When you take the natural logarithm of both sides in an equation like \( e^{3x} = 12 \), it allows you to bring down the exponent. This property is key because it turns a potentially complex exponential equation into a linear one, making it much easier to solve.

Exponential functions are mathematical expressions where the variable is in the exponent. A common form is \( f(x) = a^x \), where \( a \) is a positive constant. In the given exercise, the base of the exponential function is the natural base \( e \), which makes it an exponential function \( f(x) = e^{3x} \).
Exponential functions have some distinct characteristics:

• They start slow but grow very fast as \( x \) increases.
• They never touch the x-axis (horizontal asymptote at \( y = 0 \)).
• They are continuously increasing if the base \( a \) is greater than 1.

When solving an equation of the form \( e^{3x} = 12 \), our aim is to determine the value of \( x \) for which the equality holds. We use the properties of logarithms to transform the equation and solve it.

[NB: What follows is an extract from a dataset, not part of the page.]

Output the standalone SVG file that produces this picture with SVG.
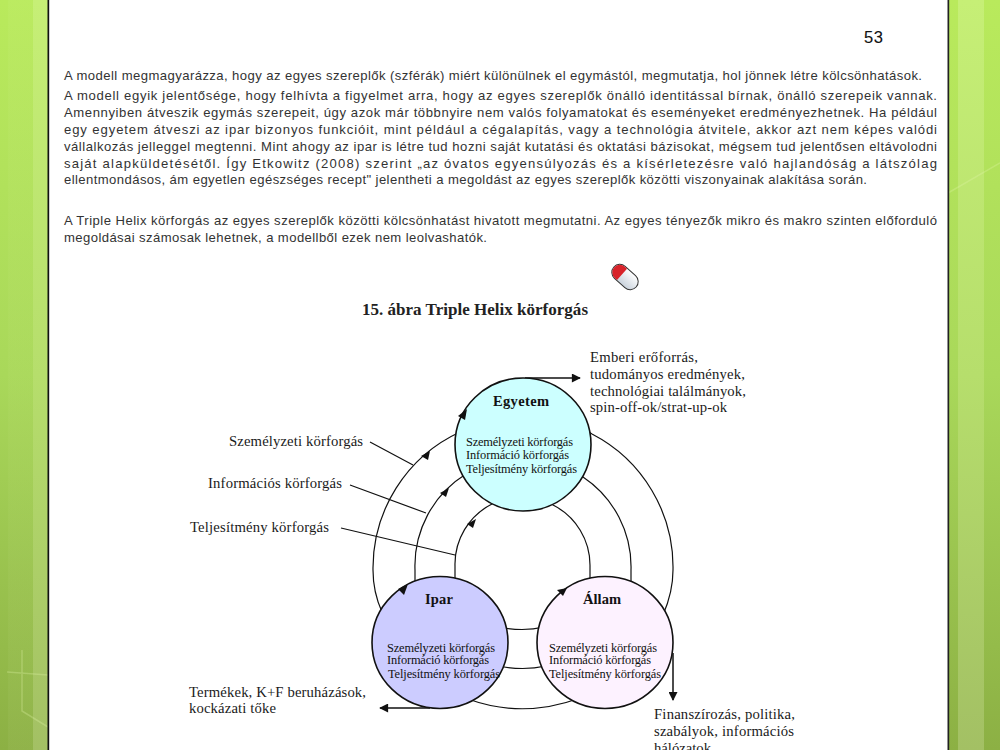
<svg xmlns="http://www.w3.org/2000/svg" width="1000" height="750" viewBox="0 0 1000 750">
<style>
.b{font:13.1px "Liberation Sans",Arial,sans-serif;fill:#333}
.s{font:14.7px "Liberation Serif","Times New Roman",serif;fill:#1a1a1a}
.c{font:12.4px "Liberation Serif","Times New Roman",serif;fill:#111}
.h{font:bold 14.5px "Liberation Serif","Times New Roman",serif;fill:#111}
.l{fill:none;stroke:#111;stroke-width:1.2}
.a{fill:none;stroke:#111;stroke-width:1.5}
.t{fill:#111}
.n{stroke:#111;stroke-width:1.6}
.g{stroke:#e2f5a8;fill:none;stroke-width:1.5;opacity:.3}
</style>
<defs>
<linearGradient id="sh" x1="0" y1="0" x2="0" y2="1"><stop offset="0" stop-color="#b9ea5c"/><stop offset=".5" stop-color="#a9d85a"/><stop offset="1" stop-color="#8cb044"/></linearGradient>
<linearGradient id="sl" x1="0" y1="0" x2="0" y2="1"><stop offset="0" stop-color="#c6ef76"/><stop offset=".5" stop-color="#b6de6c"/><stop offset="1" stop-color="#a3c064"/></linearGradient>
<linearGradient id="cap" x1="0" y1="0" x2="0" y2="1"><stop offset="0" stop-color="#fff"/><stop offset="1" stop-color="#c9d2dc"/></linearGradient>
<marker id="m" viewBox="0 0 10 10" refX="9" refY="5" markerWidth="10" markerHeight="9" markerUnits="userSpaceOnUse" orient="auto"><path d="M0 0L10 5L0 10Z" fill="#111"/></marker>
</defs>
<g id="background">
<rect width="1000" height="750" fill="#fff"/>
<rect x="0" y="0" width="48" height="750" fill="url(#sh)"/>
<rect x="8" y="0" width="25" height="750" fill="url(#sl)" opacity=".2"/>
<rect x="33" y="0" width="15" height="750" fill="url(#sl)"/>
<rect x="949" y="0" width="51" height="750" fill="url(#sh)"/>
<rect x="958" y="0" width="26" height="750" fill="url(#sl)"/>
<path class="g" d="M7 672L48 675M22 650V696M22 696V711L48 727M948 193L1000 163"/>
<rect x="47.500" y="0" width="1.700" height="750" fill="#111"/>
<rect x="947.500" y="0" width="1.700" height="750" fill="#222"/>
</g>
<g id="page-text">
<text x="864" y="43" textLength="19" style="font:16.500px 'Liberation Sans',Arial,sans-serif;fill:#111;stroke:#111;stroke-width:.12">53</text>
<text class="b" x="64" y="80" textLength="858">A modell megmagyarázza, hogy az egyes szereplők (szférák) miért különülnek el egymástól, megmutatja, hol jönnek létre kölcsönhatások.</text>
<text class="b" x="64" y="100" textLength="873">A modell egyik jelentősége, hogy felhívta a figyelmet arra, hogy az egyes szereplők önálló identitással bírnak, önálló szerepeik vannak.</text>
<text class="b" x="64" y="117" textLength="873">Amennyiben átveszik egymás szerepeit, úgy azok már többnyire nem valós folyamatokat és eseményeket eredményezhetnek. Ha például</text>
<text class="b" x="64" y="134" textLength="873">egy egyetem átveszi az ipar bizonyos funkcióit, mint például a cégalapítás, vagy a technológia átvitele, akkor azt nem képes valódi</text>
<text class="b" x="64" y="151" textLength="873">vállalkozás jelleggel megtenni. Mint ahogy az ipar is létre tud hozni saját kutatási és oktatási bázisokat, mégsem tud jelentősen eltávolodni</text>
<text class="b" x="64" y="168" textLength="873">saját alapküldetésétől. Így Etkowitz (2008) szerint „az óvatos egyensúlyozás és a kísérletezésre való hajlandóság a látszólag</text>
<text class="b" x="64" y="184" textLength="803">ellentmondásos, ám egyetlen egészséges recept" jelentheti a megoldást az egyes szereplők közötti viszonyainak alakítása során.</text>
<text class="b" x="64" y="225" textLength="873">A Triple Helix körforgás az egyes szereplők közötti kölcsönhatást hivatott megmutatni. Az egyes tényezők mikro és makro szinten előforduló</text>
<text class="b" x="64" y="242" textLength="423">megoldásai számosak lehetnek, a modellből ezek nem leolvashatók.</text>
</g>
<g id="mouse-icon" transform="rotate(42 625 277)">
<rect x="610" y="269" width="30" height="16" rx="8" fill="url(#cap)" stroke="#333" stroke-width="1"/>
<path d="M618 269.500H621V284.500H618A7.500 7.500 0 0 1 618 269.500Z" fill="#d8232a"/>
</g>
<text x="362" y="315" textLength="226" style="font:bold 17px 'Liberation Serif','Times New Roman',serif;fill:#222">15. ábra Triple Helix körforgás</text>
<g id="connectors">
<path class="l" d="M460 432A150 150 0 0 0 373 570Q373 592 382 612"/>
<path class="l" d="M466 474A108 108 0 0 0 415 570V584"/>
<path class="l" d="M496 500L492 504A67.500 67.500 0 0 0 455 566V582"/>
<path class="l" d="M586 430L592 434A150 150 0 0 1 673 570Q673 592 663 615"/>
<path class="l" d="M578 473L583 477A108 108 0 0 1 631 570V584"/>
<path class="l" d="M549 501L553 505A67.500 67.500 0 0 1 590 566V582"/>
<path class="l" d="M468 699Q523 719 580 698"/>
<path class="l" d="M498 666Q523 671 546 666"/>
<path class="l" d="M498 627Q523 632 544 627"/>
<path class="l" d="M370 442L413 465M350 485L426 513M341 528L455 555"/>
<path class="a" d="M525 378H580" marker-end="url(#m)"/>
<path class="a" d="M430 708H380" marker-end="url(#m)"/>
<path class="a" d="M673 653V700" marker-end="url(#m)"/>
</g>
<g id="node-egyetem">
<ellipse class="n" cx="523" cy="444.500" rx="68" ry="66.500" fill="#ccffff"/>
<text class="h" x="493" y="406" textLength="56">Egyetem</text>
<text class="c" x="466" y="446" textLength="107">Személyzeti körforgás</text>
<text class="c" x="466" y="459" textLength="103">Információ körforgás</text>
<text class="c" x="466" y="473" textLength="111">Teljesítmény körforgás</text>
</g>
<g id="node-ipar">
<ellipse class="n" cx="440" cy="642.500" rx="68" ry="66" fill="#ccccff"/>
<text class="h" x="425" y="604" textLength="28">Ipar</text>
<text class="c" x="387" y="652" textLength="108">Személyzeti körforgás</text>
<text class="c" x="387" y="664" textLength="102">Információ körforgás</text>
<text class="c" x="388" y="678" textLength="112">Teljesítmény körforgás</text>
</g>
<g id="node-allam">
<ellipse class="n" cx="605" cy="642.500" rx="68" ry="66" fill="#fdf2ff"/>
<text class="h" x="583" y="604" textLength="38">Állam</text>
<text class="c" x="549" y="652" textLength="108">Személyzeti körforgás</text>
<text class="c" x="549" y="664" textLength="102">Információ körforgás</text>
<text class="c" x="549" y="678" textLength="112">Teljesítmény körforgás</text>
</g>
<g id="connector-arrowheads">
<path class="t" d="M467 409L458 416L465 420Z"/>
<path class="t" d="M430 451L421 456L428 460Z"/>
<path class="t" d="M449 488L440 493L446 497Z"/>
<path class="t" d="M476 519L467 524L473 528Z"/>
<path class="t" d="M408 584L398 589L404 595Z"/>
<path class="t" d="M567 588L557 590L563 596Z"/>
</g>
<g id="labels">
<text class="s" x="229" y="446" textLength="134">Személyzeti körforgás</text>
<text class="s" x="208" y="488" textLength="134">Információs körforgás</text>
<text class="s" x="190" y="532" textLength="139">Teljesítmény körforgás</text>
<text class="s" x="590" y="362" textLength="108">Emberi erőforrás,</text>
<text class="s" x="590" y="379" textLength="155">tudományos eredmények,</text>
<text class="s" x="590" y="396" textLength="156">technológiai találmányok,</text>
<text class="s" x="590" y="412" textLength="137">spin-off-ok/strat-up-ok</text>
<text class="s" x="189" y="697" textLength="177">Termékek, K+F beruházások,</text>
<text class="s" x="189" y="713" textLength="87">kockázati tőke</text>
<text class="s" x="654" y="719" textLength="141">Finanszírozás, politika,</text>
<text class="s" x="654" y="736" textLength="140">szabályok, információs</text>
<text class="s" x="654" y="753" textLength="57">hálózatok</text>
</g>
</svg>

Logarithmic identities are mathematical rules that simplify the manipulation and understanding of logarithms, thereby helping to solve equations more easily. Some of these identities include:

• \( \log_a(a^x) = x \)
• \( \ln(e^x) = x \)
• Product Identity: \( \log_a(uv) = \log_a(u) + \log_a(v) \)
• Quotient Identity: \( \log_a\left(\frac{u}{v}\right) = \log_a(u) - \log_a(v) \)
• Power Identity: \( \log_a(u^n) = n \cdot \log_a(u) \)

In the context of the given problem, \( \ln(e^{3x}) \) resolves directly to \( 3x \) using the identity \( \ln(e^y) = y \). This simplifies our equation significantly and helps us isolate the variable \( x \) by reducing the exponential expression to a simple algebraic one.